I’m going to try to be careful not to generalize, and I know this does not describe ALL of us. But I think if each one of us digs down deeply enough, we will find that we all have extreme opinions in one area or another. This post is just to share some of the extreme situations that have dropped my jaw… I could go into more detail with every one of these, but here are the bullets:

• Homeschool moms think public schools are corrupting our kids so public school moms feel not good enough if they have to work and put their kids in public school.

• Traditional school moms think homeschoolers shelter their kids and that they are missing out on childhood, so homeschool moms start to question their decision (or they fight back).

Nursing moms think their way is the only healthy way and they voice that opinion, so the mom whose milk doesn’t come in feels like she is a failure to her child.

• Moms who work outside of the home judge stay-at-home moms and vice versa.

• Pinterest moms think that moms who don’t make every cupcake live up to the latest fad are letting their kids down. Then comes Mommy guilt.

• Moms who choose to live more simply think Pinterest moms are spoiling their children. Then comes defensiveness.

These are just a FEW examples. We could further go into religious divisions, serving at church, divisions within homeschoolers, divisions about priorities, divisions about having a nanny or maid…. The list is unending.

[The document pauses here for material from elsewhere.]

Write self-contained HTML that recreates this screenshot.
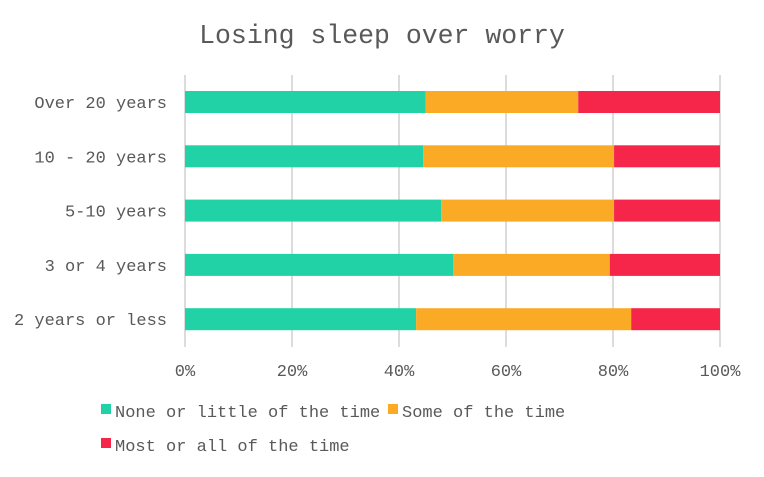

The point is we are all struggling to do this thing called being a mom. I think I speak for most of us when I say it’s the hardest “job” I’ve ever had. Most days, I feel like a failure. And I feel that way enough without having to look at Pinterest or Facebook or blogs or any other social media outlet that we choose to bash each other on. All you have to do is read the comments on any given social media news piece to see how much anger and hatred is being spread around.

Let’s be honest, girls. Life is hard. We need each other. We need to recognize that each one of us is a beautiful piece of God’s creation. He made us for community, for fellowship, to love each other and to share His love with others.

If we are too focused on being at war with each other, in order to somehow feel better about the failure we feel within ourselves, how can we have peace?

It’s time that we learn to love each other despite our differences. We don’t have to agree on everything, right? Just because you have a strong conviction about homeschooling doesn’t mean it’s necessarily the best way for your neighbor, right? Just because you decide it’s best for your child to go to public school doesn’t mean the homeschooler is wrong… right?

Let’s each do our part to end the Mommy Wars. If we all work together on it, maybe we can one day call it Mommy Peace.